A new study has found that in the 2008-9 school year, 58 percent of families did not borrow money for college.

The study [originally located at], called "How America Pays for College," was conducted by the Gallup organization for Sallie Mae, which is the largest provider of student loans in the nation. It surveyed 800 students and 804 parents throughout the country and found that students who did not borrow for college paid for their tuitions with their parents' savings and income, as well as grants or scholarships.

The study found that on average, grants and scholarships covered 25 percent of a student's costs, while parents' income and savings covered 36 percent. The New York Times points out that last year, grants and scholarships covered 15 percent, suggesting that more people are relying on such financial aid during the economic downturn.
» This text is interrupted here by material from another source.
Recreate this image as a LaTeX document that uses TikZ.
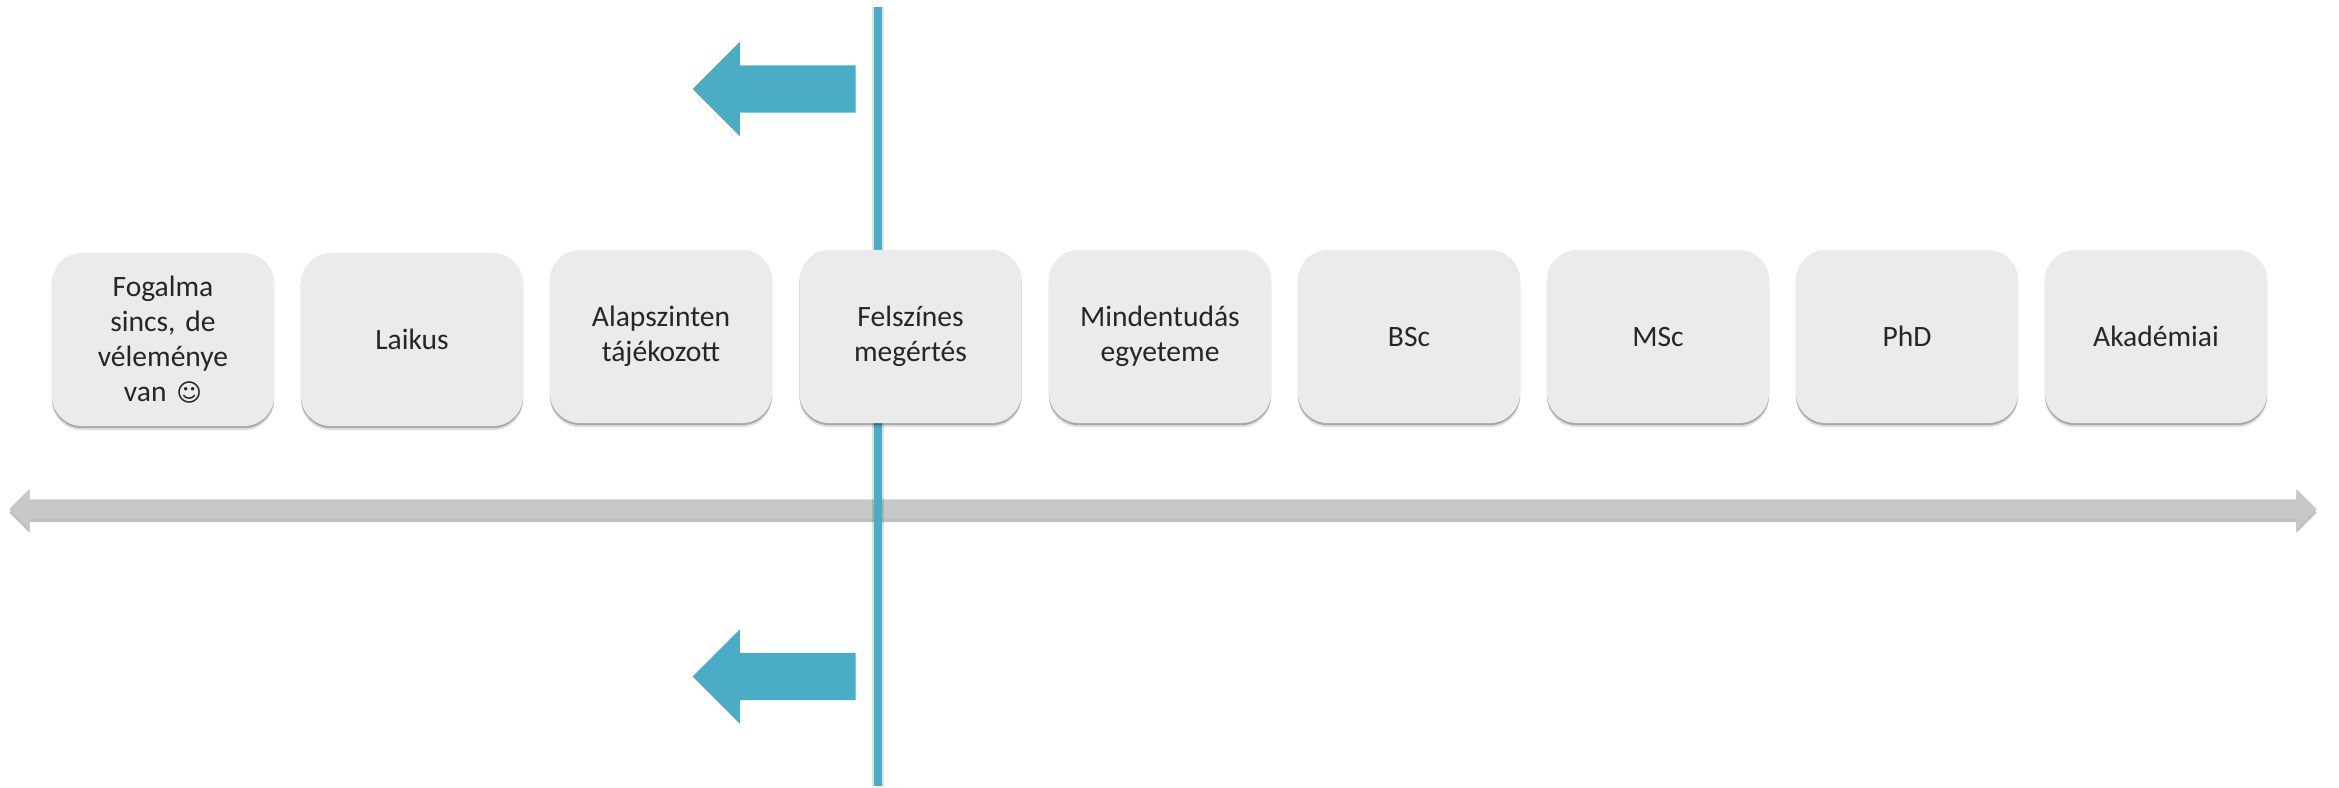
\documentclass[tikz,border=0pt]{standalone}
\usepackage{fontspec}
\setmainfont{Carlito}
\newfontfamily\symfont{DejaVu Sans}
\usepackage{tikz}
\usetikzlibrary{shapes.arrows,shadows}

\definecolor{kek}{HTML}{4BACC6}
\definecolor{doboz}{HTML}{EBEBEB}
\definecolor{tengely}{HTML}{C8C8C8}

\begin{document}
\frenchspacing
\begin{tikzpicture}
		[x=0.01cm,y=-0.01cm,
		 n/.style= {minimum width=2.22cm,minimum height=1.73cm,inner sep=0pt,rounded corners=0.3cm,fill=doboz,text=black!85,
			align=center,font=\fontsize{8.4}{10}\selectfont,text width=2.0cm,
			drop shadow={shadow xshift=0pt,shadow yshift=-1.2pt,opacity=.12,fill=black},
			drop shadow={shadow xshift=0pt,shadow yshift=-0.6pt,opacity=.25,fill=black}},
		 nyil/.style= {single arrow,single arrow head extend=0.235cm,shape border rotate=180,minimum height=1.63cm,
			inner sep=0.23cm,fill=kek}]

		\useasboundingbox (0,0) rectangle (2339,787);

		\node[double arrow,double arrow head extend=0.105cm,minimum height=23.06cm,inner sep=0.09cm,fill=tengely,
			drop shadow={shadow xshift=0pt,shadow yshift=-1pt,opacity=.25,fill=black}] (tengely) at (1163,509) {};

		\coordinate (felso) at (878,7);
		\coordinate (also) at (878,786);
		\draw[line width=0.08cm,kek,preaction={draw=black,opacity=.12,line width=0.12cm}] (felso) -- (also);

		\node[n] (n0) at (163,339.5) {Fogalma\\sincs, de\\véleménye\\van {\symfont\fontsize{7}{10}\selectfont ☺}};
		\node[n] (n1) at (412,339.5) {Laikus};
		\node[n] (n2) at (661,336.5) {Alapszinten\\tájékozott};
		\node[n] (n3) at (910.5,336.5) {Felszínes\\megértés};
		\node[n] (n4) at (1160,336.5) {Mindentudás\\egyeteme};
		\node[n] (n5) at (1409,336.5) {BSc};
		\node[n] (n6) at (1658,336.5) {MSc};
		\node[n] (n7) at (1907,336.5) {PhD};
		\node[n] (n8) at (2156,336.5) {Akadémiai};

		\node[nyil] (fent) at (786,89) {};
		\node[nyil] (lent) at (786,676.5) {};

	\end{tikzpicture}
\end{document}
Yet there are also signs that students are more likely to put off college to avoid debt: Fewer students indicated that they would rather borrow than not attend college.

The survey is the latest one portraying student debt as not quite the dire, widespread problem that it is portrayed to be. Recently, another study conducted by the College Board indicated that as many as one-third of 2007-8 bachelor degree recipients graduated with no debt.

"People think students are drowning in debt," noted Sandy Baum, an author of the College Board study, who was quoted in The New York Times, "and there is a small proportion of students that borrow an exorbitant amount, but most students graduate with a manageable debt load."

The Sallie Mae study found that most parents were confident about their ability to pay for college, although many noted concerns about lost savings and investments and lost income due to unemployment.

Not surprisingly, the study found that the cost of higher education is rising significantly: The total average cost of attendance was $15,931, a 9 percent increase over last year. Two-year community colleges cost an average of $5,608, four-year state institutions cost an average of $14,122, while private four-year colleges averaged $32,454--a whopping 17 percent increase since 2007-8.

Other findings indicated differences in borrowing based on demographics: Hispanics reported borrowing to pay for 32 percent of college costs and African Americans borrowed for 34 percent, compared to Caucasians who borrowed to pay for 22 percent.